Without a resolution and a new body, the Commission on Human Rights would have simply ceased to be. The UN would have no human rights body at all.
The Secretary General’s office contacted the UN Foundation for assistance in rallying support for the resolution. UN Foundation contacted the Carter Center and The Community. The three organizations went into action in a cooperative effort to mobilize resources.
The Community drafted an open letter from the Nobel Peace Prize winners in support of the resolution. Within 48 hours twelve Nobel laureates had signed onto the letter and released it to the press.
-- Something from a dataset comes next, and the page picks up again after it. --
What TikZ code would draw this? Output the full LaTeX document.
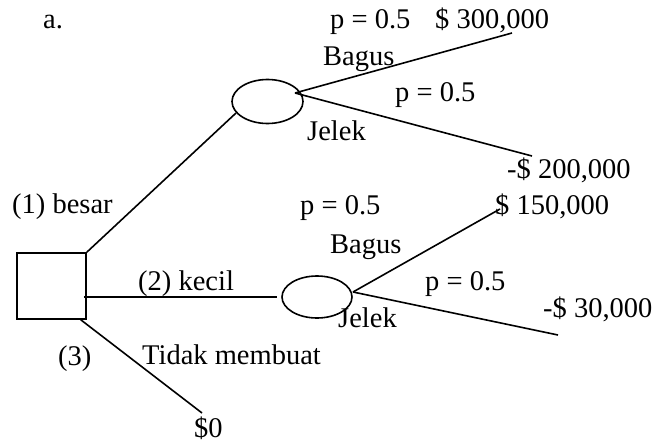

It was picked up by Associated Press and ran internationally.
After receiving the draft of an Op Ed by President Carter from the Carter Center, and working with the head of Op Ed at the New York Times, The Community contacted other Nobel laureates — Archbishop Desmond Tutu, then former President of Costa Rica Oscar Arias, President of South Korea Kim Dae Jung, and Iranian human rights attorney Shirin Ebadi — to co-sign the piece. The article ran prominently on March 5.
Ten days later, the resolution was passed by the UN General Assembly by a vote of 107 to 4.
Both the President of the UN General Assembly, Jan Elliason, and Secretary General of the UN Kofi Annan, stated that it was the support of the Nobel Peace Prize laureates rallied through this cooperative effort that had swung the vote and allowed the new Human Rights Council to be established.